### TASK DIRECTIONS
Reproduce the first line and every line after it, exactly, through the one containing "decades.forEach(n => minorMult.forEach(k". Leave out the rest.

### PROVIDED DATA
+++++
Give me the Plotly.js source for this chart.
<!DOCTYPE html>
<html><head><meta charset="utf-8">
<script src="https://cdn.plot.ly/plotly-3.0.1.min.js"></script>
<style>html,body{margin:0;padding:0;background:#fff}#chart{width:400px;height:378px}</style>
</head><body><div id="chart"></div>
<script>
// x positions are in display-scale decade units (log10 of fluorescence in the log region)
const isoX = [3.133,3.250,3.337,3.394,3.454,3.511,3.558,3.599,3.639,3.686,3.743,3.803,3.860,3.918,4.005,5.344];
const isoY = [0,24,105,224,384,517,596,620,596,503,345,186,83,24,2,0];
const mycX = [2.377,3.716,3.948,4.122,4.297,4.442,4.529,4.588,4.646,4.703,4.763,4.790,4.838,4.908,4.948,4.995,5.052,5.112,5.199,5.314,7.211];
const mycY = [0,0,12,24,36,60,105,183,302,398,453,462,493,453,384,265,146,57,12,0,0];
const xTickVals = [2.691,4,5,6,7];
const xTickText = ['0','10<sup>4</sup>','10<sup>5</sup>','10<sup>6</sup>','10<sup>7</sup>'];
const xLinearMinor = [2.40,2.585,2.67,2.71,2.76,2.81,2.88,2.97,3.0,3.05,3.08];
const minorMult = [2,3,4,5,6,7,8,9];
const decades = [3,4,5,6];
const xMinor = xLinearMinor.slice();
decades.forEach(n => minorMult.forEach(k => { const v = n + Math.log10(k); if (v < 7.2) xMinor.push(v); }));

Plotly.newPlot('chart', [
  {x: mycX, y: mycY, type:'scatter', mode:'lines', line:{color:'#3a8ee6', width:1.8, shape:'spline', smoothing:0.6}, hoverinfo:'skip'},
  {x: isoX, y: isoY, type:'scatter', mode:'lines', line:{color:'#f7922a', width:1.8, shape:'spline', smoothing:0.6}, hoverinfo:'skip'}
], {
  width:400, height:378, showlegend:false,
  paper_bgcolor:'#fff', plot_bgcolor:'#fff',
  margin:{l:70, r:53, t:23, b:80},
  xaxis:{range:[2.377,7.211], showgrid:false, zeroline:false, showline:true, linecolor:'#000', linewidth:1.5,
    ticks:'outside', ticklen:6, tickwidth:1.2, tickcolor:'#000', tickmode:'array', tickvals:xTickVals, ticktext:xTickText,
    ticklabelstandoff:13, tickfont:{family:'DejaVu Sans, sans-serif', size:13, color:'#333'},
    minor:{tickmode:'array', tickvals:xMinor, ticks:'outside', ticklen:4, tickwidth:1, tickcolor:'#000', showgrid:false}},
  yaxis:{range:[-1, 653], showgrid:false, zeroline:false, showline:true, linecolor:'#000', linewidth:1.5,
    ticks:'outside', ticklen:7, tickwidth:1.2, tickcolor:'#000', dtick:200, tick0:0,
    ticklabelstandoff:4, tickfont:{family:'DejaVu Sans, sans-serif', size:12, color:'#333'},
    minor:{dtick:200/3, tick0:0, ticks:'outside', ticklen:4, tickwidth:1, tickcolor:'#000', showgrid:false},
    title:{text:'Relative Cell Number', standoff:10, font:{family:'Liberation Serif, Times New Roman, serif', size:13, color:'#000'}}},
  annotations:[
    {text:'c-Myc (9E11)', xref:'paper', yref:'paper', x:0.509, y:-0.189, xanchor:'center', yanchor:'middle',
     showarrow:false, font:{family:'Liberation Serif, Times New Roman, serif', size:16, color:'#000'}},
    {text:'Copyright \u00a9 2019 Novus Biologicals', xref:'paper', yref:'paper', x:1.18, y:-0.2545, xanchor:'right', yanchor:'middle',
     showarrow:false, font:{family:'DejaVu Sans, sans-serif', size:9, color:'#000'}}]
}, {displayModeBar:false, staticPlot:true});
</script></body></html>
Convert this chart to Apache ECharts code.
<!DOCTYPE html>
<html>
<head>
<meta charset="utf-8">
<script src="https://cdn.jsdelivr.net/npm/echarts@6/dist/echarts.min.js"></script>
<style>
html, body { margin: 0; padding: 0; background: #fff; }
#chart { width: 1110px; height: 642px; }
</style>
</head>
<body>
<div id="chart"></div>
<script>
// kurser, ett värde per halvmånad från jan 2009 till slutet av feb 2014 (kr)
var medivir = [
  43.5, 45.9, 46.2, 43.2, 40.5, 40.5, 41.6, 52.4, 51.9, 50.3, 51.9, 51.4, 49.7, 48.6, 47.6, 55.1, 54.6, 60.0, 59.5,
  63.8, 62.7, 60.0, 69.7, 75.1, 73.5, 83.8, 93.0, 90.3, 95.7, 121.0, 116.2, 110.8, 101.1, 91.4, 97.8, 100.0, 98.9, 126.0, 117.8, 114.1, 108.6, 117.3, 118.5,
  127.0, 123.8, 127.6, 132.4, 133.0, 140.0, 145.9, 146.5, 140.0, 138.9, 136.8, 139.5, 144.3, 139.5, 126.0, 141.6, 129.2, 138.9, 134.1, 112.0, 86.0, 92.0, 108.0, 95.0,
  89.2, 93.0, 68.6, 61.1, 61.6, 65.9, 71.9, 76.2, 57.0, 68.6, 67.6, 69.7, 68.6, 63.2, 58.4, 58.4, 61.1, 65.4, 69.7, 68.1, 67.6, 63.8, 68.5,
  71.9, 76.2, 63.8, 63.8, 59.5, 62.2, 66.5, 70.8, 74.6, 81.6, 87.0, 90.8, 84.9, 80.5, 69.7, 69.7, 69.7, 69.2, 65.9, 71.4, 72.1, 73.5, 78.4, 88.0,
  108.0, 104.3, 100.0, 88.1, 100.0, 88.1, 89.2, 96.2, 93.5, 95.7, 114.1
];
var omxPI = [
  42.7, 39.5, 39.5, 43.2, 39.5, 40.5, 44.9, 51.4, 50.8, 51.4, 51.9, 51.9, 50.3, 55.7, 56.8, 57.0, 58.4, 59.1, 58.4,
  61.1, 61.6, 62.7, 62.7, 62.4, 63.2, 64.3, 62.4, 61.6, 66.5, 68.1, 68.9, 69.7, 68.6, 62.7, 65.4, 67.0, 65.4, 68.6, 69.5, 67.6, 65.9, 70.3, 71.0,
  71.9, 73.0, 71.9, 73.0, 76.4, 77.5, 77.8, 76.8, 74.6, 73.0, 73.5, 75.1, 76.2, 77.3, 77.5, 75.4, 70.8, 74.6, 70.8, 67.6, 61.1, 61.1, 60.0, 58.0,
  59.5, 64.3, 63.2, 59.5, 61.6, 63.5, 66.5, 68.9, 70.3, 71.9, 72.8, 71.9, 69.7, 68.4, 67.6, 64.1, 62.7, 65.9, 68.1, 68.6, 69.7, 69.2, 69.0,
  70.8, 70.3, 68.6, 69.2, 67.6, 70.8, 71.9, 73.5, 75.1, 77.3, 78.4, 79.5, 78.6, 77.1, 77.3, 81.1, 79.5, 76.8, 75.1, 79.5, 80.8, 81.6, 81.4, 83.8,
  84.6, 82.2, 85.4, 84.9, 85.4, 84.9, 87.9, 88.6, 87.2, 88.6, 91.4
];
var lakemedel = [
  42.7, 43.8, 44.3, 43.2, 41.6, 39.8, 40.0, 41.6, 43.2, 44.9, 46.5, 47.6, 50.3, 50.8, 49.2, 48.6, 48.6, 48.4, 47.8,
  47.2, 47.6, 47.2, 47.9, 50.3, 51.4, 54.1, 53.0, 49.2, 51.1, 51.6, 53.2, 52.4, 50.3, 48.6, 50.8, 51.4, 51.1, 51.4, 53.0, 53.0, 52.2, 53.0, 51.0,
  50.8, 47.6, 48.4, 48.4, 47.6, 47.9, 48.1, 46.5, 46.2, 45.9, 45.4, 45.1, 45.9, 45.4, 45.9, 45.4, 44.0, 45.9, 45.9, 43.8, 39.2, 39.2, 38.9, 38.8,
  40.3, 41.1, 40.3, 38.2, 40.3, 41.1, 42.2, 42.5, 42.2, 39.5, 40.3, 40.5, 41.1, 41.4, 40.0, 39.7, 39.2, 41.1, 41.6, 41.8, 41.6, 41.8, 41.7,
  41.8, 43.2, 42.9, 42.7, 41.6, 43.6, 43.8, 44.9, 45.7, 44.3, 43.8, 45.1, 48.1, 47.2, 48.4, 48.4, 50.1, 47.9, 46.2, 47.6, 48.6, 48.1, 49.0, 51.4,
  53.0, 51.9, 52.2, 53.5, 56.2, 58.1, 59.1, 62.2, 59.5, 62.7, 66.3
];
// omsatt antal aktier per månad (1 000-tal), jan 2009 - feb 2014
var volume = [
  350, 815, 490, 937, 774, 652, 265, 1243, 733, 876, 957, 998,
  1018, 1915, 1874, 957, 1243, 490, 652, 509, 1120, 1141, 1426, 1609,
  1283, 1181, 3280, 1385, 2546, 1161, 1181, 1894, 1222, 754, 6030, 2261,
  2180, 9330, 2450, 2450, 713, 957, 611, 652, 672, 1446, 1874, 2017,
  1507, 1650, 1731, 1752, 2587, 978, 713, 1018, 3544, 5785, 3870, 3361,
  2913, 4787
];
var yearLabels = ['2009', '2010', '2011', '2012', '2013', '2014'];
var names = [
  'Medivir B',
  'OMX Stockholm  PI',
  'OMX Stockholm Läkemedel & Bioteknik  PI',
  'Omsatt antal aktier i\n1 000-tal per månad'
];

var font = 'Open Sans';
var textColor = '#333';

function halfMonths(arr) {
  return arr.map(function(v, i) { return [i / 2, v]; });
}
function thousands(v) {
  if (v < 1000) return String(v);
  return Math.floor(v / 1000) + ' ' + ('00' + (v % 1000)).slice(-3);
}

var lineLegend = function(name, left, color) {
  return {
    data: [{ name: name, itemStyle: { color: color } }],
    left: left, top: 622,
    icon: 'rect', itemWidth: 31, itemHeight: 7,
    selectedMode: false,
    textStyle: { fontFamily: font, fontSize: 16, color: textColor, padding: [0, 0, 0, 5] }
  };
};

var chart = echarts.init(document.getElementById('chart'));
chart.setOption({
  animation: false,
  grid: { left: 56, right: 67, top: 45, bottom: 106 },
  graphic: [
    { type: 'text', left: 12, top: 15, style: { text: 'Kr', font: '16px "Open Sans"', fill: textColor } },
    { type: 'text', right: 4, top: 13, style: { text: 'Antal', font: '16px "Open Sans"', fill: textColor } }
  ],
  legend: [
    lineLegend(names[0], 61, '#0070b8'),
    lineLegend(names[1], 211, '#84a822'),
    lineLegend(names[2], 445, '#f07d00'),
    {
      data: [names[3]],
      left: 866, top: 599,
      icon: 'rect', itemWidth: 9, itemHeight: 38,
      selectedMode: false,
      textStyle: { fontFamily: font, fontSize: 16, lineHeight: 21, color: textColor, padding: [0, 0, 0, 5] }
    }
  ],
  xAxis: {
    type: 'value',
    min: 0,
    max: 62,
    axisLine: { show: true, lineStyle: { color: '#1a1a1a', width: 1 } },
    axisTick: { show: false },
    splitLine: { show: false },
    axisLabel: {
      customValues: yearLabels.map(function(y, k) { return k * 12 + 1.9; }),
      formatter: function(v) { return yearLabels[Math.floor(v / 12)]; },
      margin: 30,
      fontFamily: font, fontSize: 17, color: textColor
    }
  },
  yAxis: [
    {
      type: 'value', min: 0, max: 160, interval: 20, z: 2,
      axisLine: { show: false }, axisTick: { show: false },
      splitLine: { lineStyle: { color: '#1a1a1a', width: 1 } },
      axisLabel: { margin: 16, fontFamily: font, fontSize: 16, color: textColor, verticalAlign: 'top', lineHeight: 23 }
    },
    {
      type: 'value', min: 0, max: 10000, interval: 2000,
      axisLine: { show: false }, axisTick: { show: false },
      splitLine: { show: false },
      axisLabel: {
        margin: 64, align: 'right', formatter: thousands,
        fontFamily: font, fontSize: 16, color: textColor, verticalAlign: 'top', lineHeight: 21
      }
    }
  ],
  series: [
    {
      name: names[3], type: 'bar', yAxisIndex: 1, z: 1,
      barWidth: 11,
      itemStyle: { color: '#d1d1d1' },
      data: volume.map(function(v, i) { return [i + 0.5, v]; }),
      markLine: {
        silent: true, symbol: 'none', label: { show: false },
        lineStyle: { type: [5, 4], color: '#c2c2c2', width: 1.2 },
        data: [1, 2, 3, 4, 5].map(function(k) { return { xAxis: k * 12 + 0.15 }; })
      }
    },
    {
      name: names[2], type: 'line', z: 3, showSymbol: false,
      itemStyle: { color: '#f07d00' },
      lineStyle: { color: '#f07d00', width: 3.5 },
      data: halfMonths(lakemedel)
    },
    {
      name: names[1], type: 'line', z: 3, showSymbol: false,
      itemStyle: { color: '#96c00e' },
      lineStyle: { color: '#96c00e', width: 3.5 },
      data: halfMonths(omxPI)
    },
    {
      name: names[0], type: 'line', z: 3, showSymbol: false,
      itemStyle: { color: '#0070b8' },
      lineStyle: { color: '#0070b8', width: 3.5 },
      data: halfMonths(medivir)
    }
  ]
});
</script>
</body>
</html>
+++++
### SOLUTION BELOW
Give me the Plotly.js source for this chart.
<!DOCTYPE html>
<html><head><meta charset="utf-8">
<script src="https://cdn.plot.ly/plotly-3.0.1.min.js"></script>
<style>html,body{margin:0;padding:0;background:#fff}#chart{width:400px;height:378px}</style>
</head><body><div id="chart"></div>
<script>
// x positions are in display-scale decade units (log10 of fluorescence in the log region)
const isoX = [3.133,3.250,3.337,3.394,3.454,3.511,3.558,3.599,3.639,3.686,3.743,3.803,3.860,3.918,4.005,5.344];
const isoY = [0,24,105,224,384,517,596,620,596,503,345,186,83,24,2,0];
const mycX = [2.377,3.716,3.948,4.122,4.297,4.442,4.529,4.588,4.646,4.703,4.763,4.790,4.838,4.908,4.948,4.995,5.052,5.112,5.199,5.314,7.211];
const mycY = [0,0,12,24,36,60,105,183,302,398,453,462,493,453,384,265,146,57,12,0,0];
const xTickVals = [2.691,4,5,6,7];
const xTickText = ['0','10<sup>4</sup>','10<sup>5</sup>','10<sup>6</sup>','10<sup>7</sup>'];
const xLinearMinor = [2.40,2.585,2.67,2.71,2.76,2.81,2.88,2.97,3.0,3.05,3.08];
const minorMult = [2,3,4,5,6,7,8,9];
const decades = [3,4,5,6];
const xMinor = xLinearMinor.slice();
decades.forEach(n => minorMult.forEach(k => { const v = n + Math.log10(k); if (v < 7.2) xMinor.push(v); }));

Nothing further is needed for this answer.